The gender pay gap is real and over a third may very be due to workplace bias (whether intentional or not), negotiation gaps between men and women and/or other unobserved worker characteristics, according to new research.
The report from Glassdoor, a jobs and recruiting marketplace, confirms a significant gender pay gap between men and women in the United Kingdom, United States, Australia, Germany and France. It is based on a unique data set of more than 534,000 salary reports, shared on Glassdoor by online employees, which includes pay data down to specific job title and company name.
This has enabled Glassdoor to understand both the “unadjusted” and “adjusted” pay gap in each country.
Glassdoor says the unadjusted pay gap between men and women in the UK is 22.9 percent, meaning women earn, on average, 77p for every £1 men earn. When adding statistical controls for age, education and years of experience are done, the data show the gap compresses to 15 percent. And, when additional controls for occupation, industry, location, year, company and job title are factored in, the pay gap in the UK becomes 5.5 percent, revealing the adjusted pay gap. The study found similar differences between the unadjusted and adjusted pay gaps in each country it analysed.
“The gender pay gap is real, and Glassdoor’s comprehensive study helps us better understand just how significant this gap is across multiple countries,” said Dr Andrew Chamberlain, chief economist of Glassdoor, Inc.
Glassdoor researchers found that the majority of the overall UK pay gap can be explained, while 36 percent of the overall pay gap cannot be explained. It says this means the unexplained pay gap may very well be attributed to workplace bias (whether intentional or not), negotiation gaps between men and women and/or other unobserved worker characteristics.
The study reveals that the largest contributing factor to the gender pay gap is explained by differences in how men and women sort into occupations and industries with varying earning potential. This finding is consistent across all five countries, and in the UK, it makes up more than one third of the unadjusted gender pay gap. This backs up academic research on social pressures affecting the qualifications and jobs men and women go into and on gender norms regarding caring roles which result in women doing more flexible jobs with lower pay. Less of the gap is explained by gender differences in education, age or years of experience, says Glassdoor.
“Women and men tend to pursue different career paths early in life and then sort into different industries and occupations, which, in large part, is due to a variety of societal expectations and traditional gender norms. This is the single largest factor we see contributing to today’s gender pay gap,” said Chamberlain.

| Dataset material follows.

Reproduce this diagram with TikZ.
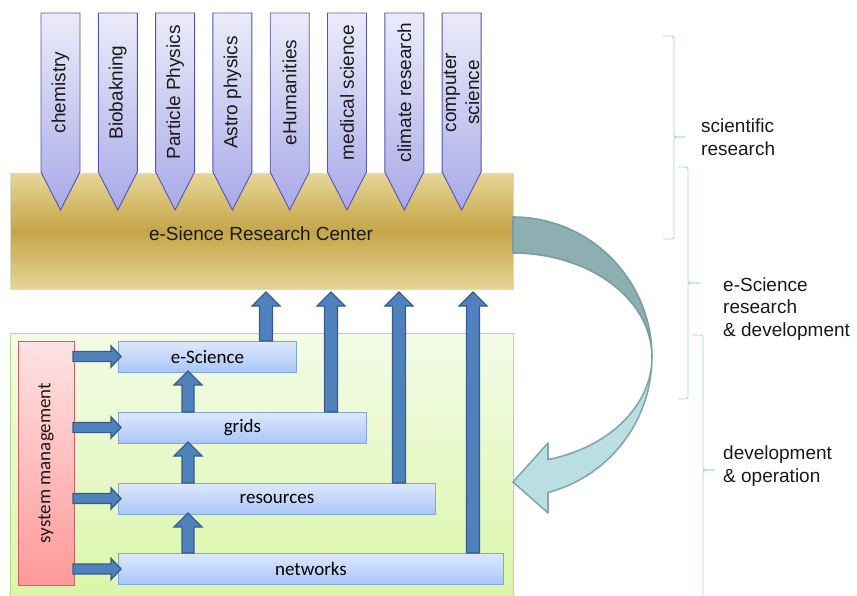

“To help close the gender pay gap, we should focus on creating policies and programmes that provide women with more access to career development and training, such as pay negotiation skills, to support them throughout their lives in any job or field they choose to enter,” said Dawn Lyon, vice president of corporate affairs of Glassdoor, Inc. “Greater transparency around pay can also help eliminate pay gaps by making it easy to identify disparities and spark conversations with employers to ensure people are paid equally for equal work. Research has shown that companies that embrace salary transparency can also improve employee satisfaction in the long run, which boosts productivity.”